According to Carroll and Siguaw (2003), hotels opted to use electronic distribution in order to forego the cost of selling through indirect intermediaries and coming up with their online sites. Because of this, hotels are able to eliminate commissions from travel agencies and Global Distribution System (GDS) fees. The commission ranges from 5 to 10 percent whereas the fees are from $3 to $5 per transaction respectively. The most significant and effective channel of distribution is the direct channel. This is due to the fact that it is the cheapest marketing strategy. In reality, making a reservation through GDS costs $24 and from $8 to $12 while using a call center. On the contrary, hotels were charged between $3 and $3.5 for reservations achieved through their own websites. PhoCusWright Inc. (2006) carried out a research about the fees charged in making reservations in Hyatt Hotels. Through the use of call centers, $3 would be charged while $3 for direct online reservations through the website. Likewise, the charges are similar for other hotels such as Marriott and Six Continents. Direct channel of distribution is of much importance as it eliminates overreliance on indirect channels like intermediaries and discounters.

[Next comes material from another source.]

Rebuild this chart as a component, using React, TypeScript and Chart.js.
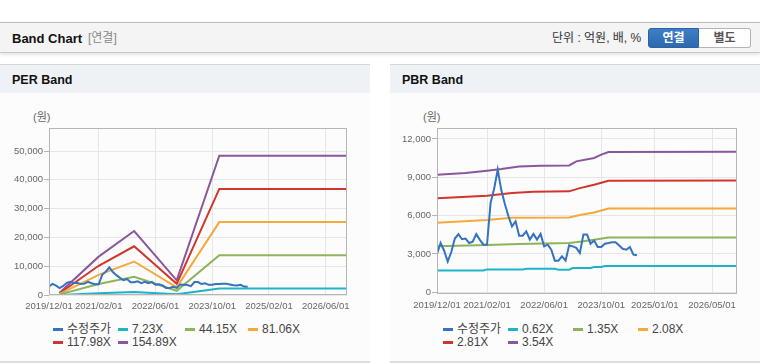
import React, { useEffect, useRef } from "react";
import { Chart, registerables } from "chart.js";

Chart.register(...registerables);

const FONT = "'Liberation Sans', Arial, 'Noto Sans CJK KR', sans-serif";

// ---- axis / category data ----
const START_MONTH = "2019/12";
const END_MONTH = "2026/12";

const perXTickLabels = ["2019/12/01", "2021/02/01", "2022/06/01", "2023/10/01", "2025/02/01", "2026/06/01"];
const pbrXTickLabels = ["2019/12/01", "2021/02/01", "2022/06/01", "2023/10/01", "2025/01/01", "2026/05/01"];
const perYTicks = [0, 10000, 20000, 30000, 40000, 50000];
const pbrYTicks = [0, 3000, 6000, 9000, 12000];

const priceLabel = "수정주가";
const perBandLabels = ["7.23X", "44.15X", "81.06X", "117.98X", "154.89X"];
const pbrBandLabels = ["0.62X", "1.35X", "2.08X", "2.81X", "3.54X"];
const seriesColors = ["#3572c0", "#1fb3c8", "#8db45a", "#f5a83b", "#d1352c", "#8c569e"];

// ---- 수정주가 (monthly, from 2019/12) ----
const priceMonthly = [
  3000, 3850, 3250, 2400, 3150, 4200, 4550, 4150, 4200, 3850, 3950, 4550, 4100, 3720, 3720,
  7000, 8100, 9600, 8000, 6900, 5950, 5160, 5550, 4430, 4430, 4770, 4120, 4560, 4120, 4560,
  3590, 3725, 3330, 2470, 2470, 2810, 2470, 3670, 3590, 3470, 3070, 4510, 4510, 3800, 4050,
  3540, 3540, 3800, 3850, 3910, 3910, 3650, 3400, 3330, 3540, 2940, 2890,
];

// ---- PER band ----
const perBandMonths = ["2020/03", "2021/02", "2021/12", "2022/12", "2023/12", "2026/12"];
const perBand723 = [36, 622, 1038, 239, 2258, 2258];
const perBand4415 = [221, 3797, 6336, 1457, 13788, 13788];
const perBand8106 = [405, 6971, 11632, 2675, 25315, 25315];
const perBand11798 = [590, 10146, 16930, 3893, 36845, 36845];
const perBand15489 = [774, 13321, 22227, 5111, 48373, 48373];

// ---- PBR band ----
const pbrBand062: [string, number][] = [
  ["2019/12", 1708], ["2021/01", 1708], ["2021/02", 1786], ["2021/12", 1786], ["2022/01", 1840],
  ["2022/09", 1840], ["2022/10", 1762], ["2023/01", 1762], ["2023/02", 1895], ["2023/07", 1895],
  ["2023/08", 1974], ["2023/10", 1974], ["2023/11", 2052], ["2026/12", 2052],
];
const pbrBand135: [string, number][] = [
  ["2019/12", 3590], ["2021/02", 3690], ["2021/11", 3780], ["2023/01", 3850], ["2023/04", 3950],
  ["2023/08", 4100], ["2023/12", 4290], ["2026/12", 4290],
];
const pbrBand208: [string, number][] = [
  ["2019/12", 5440], ["2021/02", 5650], ["2021/09", 5830], ["2023/01", 5860], ["2023/04", 6050],
  ["2023/08", 6250], ["2023/12", 6560], ["2026/12", 6560],
];
const pbrBand281: [string, number][] = [
  ["2019/12", 7350], ["2021/02", 7560], ["2021/09", 7770], ["2022/03", 7870], ["2023/01", 7900],
  ["2023/04", 8150], ["2023/08", 8420], ["2023/12", 8730], ["2026/12", 8740],
];
const pbrBand354: [string, number][] = [
  ["2019/12", 9200], ["2020/08", 9340], ["2021/02", 9520], ["2021/06", 9650], ["2021/11", 9850],
  ["2022/05", 9910], ["2023/01", 9930], ["2023/03", 10250], ["2023/08", 10510], ["2023/10", 10770],
  ["2023/12", 10980], ["2026/12", 11000],
];

function mi(label: string): number {
  const [y, m] = label.split("/").map(Number);
  const [sy, sm] = START_MONTH.split("/").map(Number);
  return (y - sy) * 12 + (m - sm);
}

const pricePoints = priceMonthly.map((v, i) => ({ x: i, y: v }));
const fromArrays = (months: string[], vals: number[]) => months.map((m, i) => ({ x: mi(m), y: vals[i] }));
const fromPairs = (pairs: [string, number][]) => pairs.map(([m, v]) => ({ x: mi(m), y: v }));

const perSeries = [
  { label: priceLabel, data: pricePoints },
  { label: perBandLabels[0], data: fromArrays(perBandMonths, perBand723) },
  { label: perBandLabels[1], data: fromArrays(perBandMonths, perBand4415) },
  { label: perBandLabels[2], data: fromArrays(perBandMonths, perBand8106) },
  { label: perBandLabels[3], data: fromArrays(perBandMonths, perBand11798) },
  { label: perBandLabels[4], data: fromArrays(perBandMonths, perBand15489) },
];
const pbrSeries = [
  { label: priceLabel, data: pricePoints },
  { label: pbrBandLabels[0], data: fromPairs(pbrBand062) },
  { label: pbrBandLabels[1], data: fromPairs(pbrBand135) },
  { label: pbrBandLabels[2], data: fromPairs(pbrBand208) },
  { label: pbrBandLabels[3], data: fromPairs(pbrBand281) },
  { label: pbrBandLabels[4], data: fromPairs(pbrBand354) },
];

const boxPlugin = {
  id: "plotBox",
  afterDatasetsDraw(chart: any) {
    const { ctx, chartArea: a } = chart;
    ctx.save();
    ctx.strokeStyle = "#b5b5b5";
    ctx.lineWidth = 1;
    const l = Math.round(a.left) + 0.5;
    const t = Math.round(a.top) + 0.5;
    const r = Math.round(a.right) - 0.5;
    const b = Math.round(a.bottom) - 0.5;
    ctx.strokeRect(l, t, r - l, b - t);
    ctx.restore();
  },
};

type ChartProps = {
  series: { label: string; data: { x: number; y: number }[] }[];
  xTickLabels: string[];
  yTicks: number[];
  yMin: number;
  yMax: number;
  yAxisWidth: number;
  padRight: number;
  padTop: number;
  xAxisHeight: number;
  left: number;
  top: number;
  width: number;
  height: number;
};

function BandCanvas(p: ChartProps) {
  const ref = useRef<HTMLCanvasElement | null>(null);
  useEffect(() => {
    if (!ref.current) return;
    const tickFont = { family: FONT, size: 9.5 };
    const xTickMonths = p.xTickLabels.map((s) => mi(s.slice(0, 7)));
    const chart = new Chart(ref.current, {
      type: "line",
      data: {
        datasets: p.series.map((s, i) => ({
          label: s.label,
          data: s.data,
          borderColor: seriesColors[i],
          backgroundColor: seriesColors[i],
          borderWidth: 2,
          pointRadius: 0,
          tension: 0,
          fill: false,
        })),
      },
      options: {
        animation: false,
        responsive: false,
        maintainAspectRatio: false,
        layout: { padding: { left: 0, right: p.padRight, top: p.padTop, bottom: 0 } },
        plugins: { legend: { display: false }, tooltip: { enabled: false } },
        scales: {
          x: {
            type: "linear",
            min: 0,
            max: mi(END_MONTH),
            afterBuildTicks: (s: any) => {
              s.ticks = xTickMonths.map((v) => ({ value: v }));
            },
            afterFit: (s: any) => {
              s.height = p.xAxisHeight;
            },
            ticks: {
              autoSkip: false,
              maxRotation: 0,
              padding: 6,
              color: "#666",
              font: tickFont,
              callback: (v: any) => {
                const idx = xTickMonths.indexOf(Number(v));
                return idx >= 0 ? p.xTickLabels[idx] : "";
              },
            },
            grid: { color: "#e6e6e6", drawTicks: false },
            border: { display: false },
          },
          y: {
            min: p.yMin,
            max: p.yMax,
            afterBuildTicks: (s: any) => {
              s.ticks = p.yTicks.map((v) => ({ value: v }));
            },
            afterFit: (s: any) => {
              s.width = p.yAxisWidth;
            },
            ticks: {
              padding: 1,
              color: "#666",
              font: tickFont,
              callback: (v: any) => Number(v).toLocaleString("en-US"),
            },
            grid: { color: "#e6e6e6", tickColor: "#b5b5b5", tickLength: 5, drawTicks: true },
            border: { display: false },
          },
        },
      } as any,
      plugins: [boxPlugin],
    });
    return () => chart.destroy();
  }, []);
  return (
    <canvas
      ref={ref}
      width={p.width}
      height={p.height}
      style={{ position: "absolute", left: p.left, top: p.top, width: p.width, height: p.height }}
    />
  );
}

function Legend({ items, left, top, cols }: { items: string[]; left: number; top: number; cols: number[] }) {
  return (
    <div
      style={{
        position: "absolute",
        left,
        top,
        display: "grid",
        gridTemplateColumns: cols.map((c) => c + "px").join(" "),
        rowGap: 0,
        fontFamily: FONT,
        fontSize: 12,
        color: "#444",
      }}
    >
      {items.map((it, i) => (
        <div key={it} style={{ display: "flex", alignItems: "center", height: 13, whiteSpace: "nowrap" }}>
          <span style={{ display: "inline-block", width: 10, height: 3, background: seriesColors[i], marginRight: 4 }} />
          <span style={{ lineHeight: "13px" }}>{it}</span>
        </div>
      ))}
    </div>
  );
}

function Panel({ left, title }: { left: number; title: string }) {
  return (
    <>
      <div
        style={{
          position: "absolute",
          left,
          top: 64,
          width: 370,
          height: 299,
          boxSizing: "border-box",
          borderTop: "1px solid #d6d6d6",
          borderBottom: "2px solid #dedede",
          background: "#fcfcfc",
        }}
      />
      <div
        style={{
          position: "absolute",
          left,
          top: 65,
          width: 370,
          height: 28,
          background: "#eef2f7",
        }}
      />
      <div
        style={{
          position: "absolute",
          left: left + 12,
          top: 72,
          fontFamily: FONT,
          fontSize: 12.5,
          fontWeight: "bold",
          color: "#111",
          lineHeight: "16px",
        }}
      >
        {title}
      </div>
      <div
        style={{
          position: "absolute",
          left: left + 33,
          top: 110,
          fontFamily: FONT,
          fontSize: 11,
          color: "#666",
          lineHeight: "14px",
        }}
      >
        (원)
      </div>
    </>
  );
}

export default function App() {
  return (
    <div
      style={{
        position: "fixed",
        left: 0,
        top: 0,
        width: 760,
        height: 364,
        background: "#fff",
        overflow: "hidden",
        fontFamily: FONT,
      }}
    >
      {/* header bar */}
      <div
        style={{
          position: "absolute",
          left: 0,
          top: 22,
          width: 760,
          height: 31,
          boxSizing: "border-box",
          background: "#f4f4f4",
          borderTop: "1px solid #b9b9b9",
          borderBottom: "1px solid #c6c6c6",
          boxShadow: "0 2px 3px rgba(0,0,0,0.10)",
        }}
      />
      <div style={{ position: "absolute", left: 12, top: 31, fontSize: 13, fontWeight: "bold", color: "#111", lineHeight: "15px" }}>
        Band Chart
      </div>
      <div style={{ position: "absolute", left: 88, top: 31, fontSize: 12, color: "#888", lineHeight: "15px" }}>[연결]</div>
      <div style={{ position: "absolute", left: 552, top: 31, fontSize: 12, color: "#333", lineHeight: "15px" }}>
        단위 : 억원, 배, %
      </div>
      <div
        style={{
          position: "absolute",
          left: 648,
          top: 28,
          width: 51,
          height: 20,
          boxSizing: "border-box",
          background: "linear-gradient(#3d7fc6, #2d69ae)",
          border: "1px solid #2a62a3",
          borderRadius: "3px 0 0 3px",
          color: "#fff",
          fontWeight: "bold",
          fontSize: 12,
          lineHeight: "18px",
          textAlign: "center",
        }}
      >
        연결
      </div>
      <div
        style={{
          position: "absolute",
          left: 699,
          top: 28,
          width: 52,
          height: 20,
          boxSizing: "border-box",
          background: "#fff",
          border: "1px solid #b4b4b4",
          borderLeft: "none",
          borderRadius: "0 3px 3px 0",
          color: "#555",
          fontWeight: "bold",
          fontSize: 12,
          lineHeight: "18px",
          textAlign: "center",
        }}
      >
        별도
      </div>

      <Panel left={0} title="PER Band" />
      <Panel left={390} title="PBR Band" />

      <BandCanvas
        series={perSeries}
        xTickLabels={perXTickLabels}
        yTicks={perYTicks}
        yMin={0}
        yMax={58000}
        yAxisWidth={49}
        padRight={23}
        padTop={28}
        xAxisHeight={15}
        left={0}
        top={100}
        width={370}
        height={210}
      />
      <BandCanvas
        series={pbrSeries}
        xTickLabels={pbrXTickLabels}
        yTicks={pbrYTicks}
        yMin={-140}
        yMax={12860}
        yAxisWidth={47}
        padRight={23}
        padTop={28}
        xAxisHeight={16}
        left={390}
        top={100}
        width={370}
        height={210}
      />

      <Legend items={[priceLabel, ...perBandLabels]} left={53} top={323} cols={[65, 67, 63, 60]} />
      <Legend items={[priceLabel, ...pbrBandLabels]} left={443} top={323} cols={[65, 65, 65, 60]} />
    </div>
  );
}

Finally, Toh et al., (2011) portrayed the online sales breakdown using the 2009 Travel CLICK statistics featuring about 30 international hotels in 2008. The statistics showed that 75 percent of online sales came from hotel websites, 16 percent came from travel agencies while opaque sites catered for the remaining percentage. From the statistics, it was found that hoteliers embraced the significance of applying appealing strategies to woo many customers to their online sites (Toh et al., 2011).

To attract potential customers, hotels came up with several strategies to market their online sites. Most often, data mining was the strategy most employed by hotels. This strategy involves merging up the entire customer’s information obtained from previous visits. Thereafter, follow-ups are made to those customers by sending them invitational mails. These invitation emails contain attractive offers and bonuses to lure customers. Additionally, hotels can also employ the best rate guarantee to attract customers. The best rate guarantee assures customers get reduced prices as recommended by the online travel agencies (OTAs) (Schultz, 2008). Schultz (2008) reported that a particular hotel had guaranteed to offer free accommodation twice plus a gift worth $100 to their customers who returned to counteract any lower rate from their competitors. He further noted that harmonization of better rates on different distributions channels could be achieved using the best rate guarantee.

To enhance the searching stability of their websites, the majority of hoteliers employ Google, “pay by click” internet sites amongst other search engines such as OTAs websites. More often, large hotels and their affiliates find themselves at the top of the searching list on the OTAs websites. This is because large hotels can negotiate for low commissions rates as opposed to the smaller ones. Although OTAs provide broad alternatives ensuring effective searches based on prices, location and other criteria, it poses a great challenge to hotels aiming to attract customers to their own websites. Therefore, hotels must properly evaluate the online search they are using and the effect it has on their website. Moreover, another approach that can be employed to lure customers is call centers and onsite toll-free telephone. These calls are meant to lure customers using their free offers like parking, movies, breakfast and Wi-Fi among others. Hotels are going to an extent of training their customer services personnel on tricks to attract more customers. These tricks are aimed at directing their customers to their hotel’s websites as well as using them. To win customers’ loyalty to their websites, hoteliers upgrade their sites more frequently to adjust their rates. This is because customers concentrate more on rates. To achieve this, however, the hotel needs more creativity in the provision of free service offers such as free parking and free internet (Schultz, 2008).